§ MATERIALS PROVIDED
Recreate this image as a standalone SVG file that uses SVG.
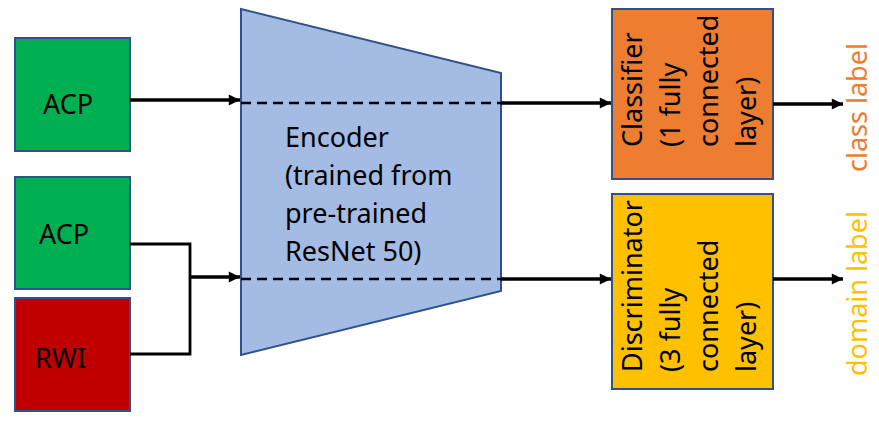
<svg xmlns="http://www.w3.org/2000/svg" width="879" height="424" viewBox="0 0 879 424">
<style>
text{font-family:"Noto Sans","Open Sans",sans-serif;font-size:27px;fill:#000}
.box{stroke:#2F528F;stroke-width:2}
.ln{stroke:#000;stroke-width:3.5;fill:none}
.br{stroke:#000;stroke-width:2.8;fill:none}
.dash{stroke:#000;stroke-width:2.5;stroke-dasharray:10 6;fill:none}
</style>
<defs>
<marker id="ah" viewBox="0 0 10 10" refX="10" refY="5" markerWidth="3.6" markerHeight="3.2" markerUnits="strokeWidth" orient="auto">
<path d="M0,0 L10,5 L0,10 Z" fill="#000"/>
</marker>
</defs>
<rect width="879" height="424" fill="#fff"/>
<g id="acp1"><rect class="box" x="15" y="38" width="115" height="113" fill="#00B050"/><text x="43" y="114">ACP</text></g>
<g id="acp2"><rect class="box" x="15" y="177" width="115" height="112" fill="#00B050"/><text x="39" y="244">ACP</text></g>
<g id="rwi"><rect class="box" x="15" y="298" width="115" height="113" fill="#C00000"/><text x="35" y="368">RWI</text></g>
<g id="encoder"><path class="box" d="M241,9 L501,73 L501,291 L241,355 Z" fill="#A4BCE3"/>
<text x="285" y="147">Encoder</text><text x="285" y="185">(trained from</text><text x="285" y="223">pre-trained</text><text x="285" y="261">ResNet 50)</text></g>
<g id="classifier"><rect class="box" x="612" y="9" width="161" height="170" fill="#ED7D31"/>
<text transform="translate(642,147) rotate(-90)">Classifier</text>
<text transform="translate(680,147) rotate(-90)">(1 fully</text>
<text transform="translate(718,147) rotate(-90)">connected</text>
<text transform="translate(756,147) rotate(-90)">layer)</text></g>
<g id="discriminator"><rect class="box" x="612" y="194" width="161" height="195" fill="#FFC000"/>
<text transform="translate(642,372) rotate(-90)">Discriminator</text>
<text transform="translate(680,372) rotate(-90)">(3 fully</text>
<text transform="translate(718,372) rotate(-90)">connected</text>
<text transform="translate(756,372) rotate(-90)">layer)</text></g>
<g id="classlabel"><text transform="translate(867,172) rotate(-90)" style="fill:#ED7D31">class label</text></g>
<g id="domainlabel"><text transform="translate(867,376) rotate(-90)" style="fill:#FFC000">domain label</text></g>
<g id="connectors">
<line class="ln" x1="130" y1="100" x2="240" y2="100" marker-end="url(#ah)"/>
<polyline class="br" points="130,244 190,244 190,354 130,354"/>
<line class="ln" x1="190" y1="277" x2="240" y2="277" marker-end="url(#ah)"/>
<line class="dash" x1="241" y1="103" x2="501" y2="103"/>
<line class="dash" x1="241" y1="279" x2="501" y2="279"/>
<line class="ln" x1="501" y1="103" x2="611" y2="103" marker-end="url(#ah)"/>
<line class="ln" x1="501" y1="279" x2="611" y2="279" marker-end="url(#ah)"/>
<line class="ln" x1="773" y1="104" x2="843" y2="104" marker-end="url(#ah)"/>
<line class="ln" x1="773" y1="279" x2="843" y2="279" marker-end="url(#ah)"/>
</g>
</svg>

* * *

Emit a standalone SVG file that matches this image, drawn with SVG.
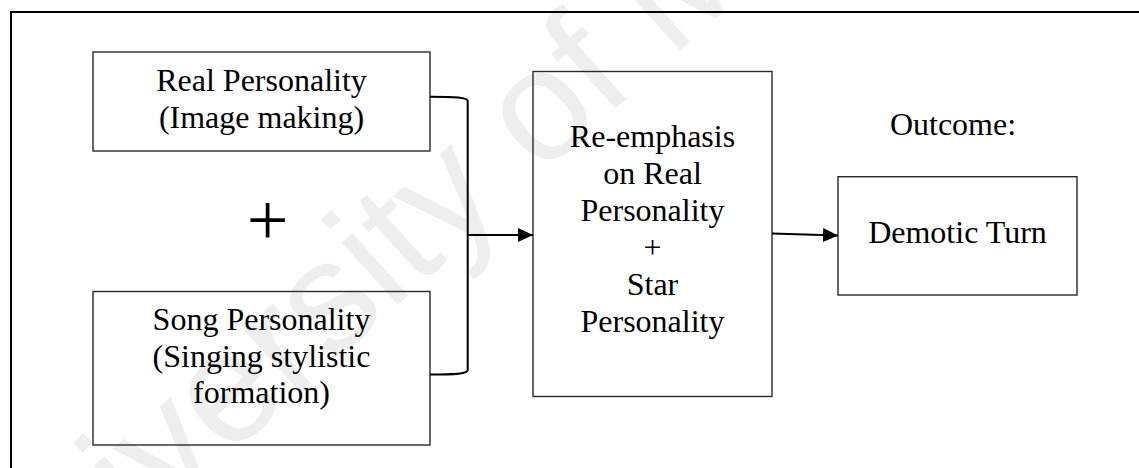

§ TASK TO CARRY OUT
Only a number is needed: how many lines of the material above contain "image"?

§ REPLY
2